Employment Law Reforms – dates to look out for

The Enterprise and Regulatory Reform Act 2013 received Royal Assent on 25 April 2013.  The Act introduces various changes including a section dedicated to employment law.   Various commencement dates have been announced detailing when the employment provisions will come into force – some of these are imminent.

The following reforms will come into force on 25 June 2013:-

  • New provisions on whistleblowing.  If the principal reason for a dismissal is that the worker made a protected disclosure, then the usual two-year qualifying period to claim for unfair dismissal does not apply.  Similarly, the maximum cap on compensatory awards for unfair dismissal is removed in such cases.  The previous requirement that a protected disclose must be made in good faith will be abolished and replaced with the ability for tribunals to reduce compensation by up to 25% where bad faith is established.  A requirement will also be imposed requiring employees seeking whistleblowing protection to establish that they had a reasonable belief that the disclosure was made in the public interest.
  • The two-year qualifying period to claim for unfair dismissal claim will not apply where the reason for the dismissal is, or relates to, the employee’s political opinions or affiliation (applicable for dismissals on or after 25 June 2013).
  •  Simplifying the procedures and costs of deciding tribunal cases.  Although it was not specified in the announcement which provisions this covers, it is likely to include the introduction of a “rapid resolution” scheme where legal officers will have the power to hear simple claims.  In addition, all hearings at the Employment Appeal Tribunal (EAT) will be heard by a judge sitting alone.  Tribunals will also be granted power to make deposit orders against specific parts of a claim or response.
  •  Financial penalties for breach of workers’ rights.  If an employment tribunal decides that an employer has breached a worker’s rights and it concludes that the breach has an “aggravating factor”, the tribunal can order the employer to pay a penalty of between £100 and £5,000 (payable to the Secretary of State, not the worker, with an early payment discount available).
  • Compensatory awards.  The annual index-linked increase to the statutory cap on compensatory awards currently takes place in February.  The Act provides that this annual change will now take place on 6 April.  The next increase will be on 6 April 2014.  The Secretary of State is given the power to reduce the cap on compensatory awards (currently £74,200) to 12 months’ pay.

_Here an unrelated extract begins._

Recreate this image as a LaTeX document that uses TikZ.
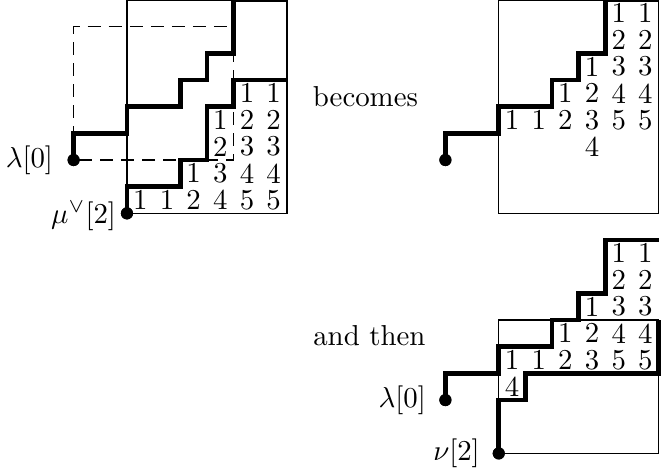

On 29 July 2013, the fee structure for Employment Tribunals and the EAT will be implemented as will various changes to the employment tribunals rules of procedure.

There are other key reforms contained in the Act for which commencement dates have yet to be announced.  These include the introduction of confidential settlement discussions, renaming compromise agreements as settlement agreements, early ACAS conciliation and the imposition of vicarious liability on employers where a worker is subjected to a detriment by a co-worker for making a protected disclosure.  It is expected that these will come into force in either October 2013 or April 2014.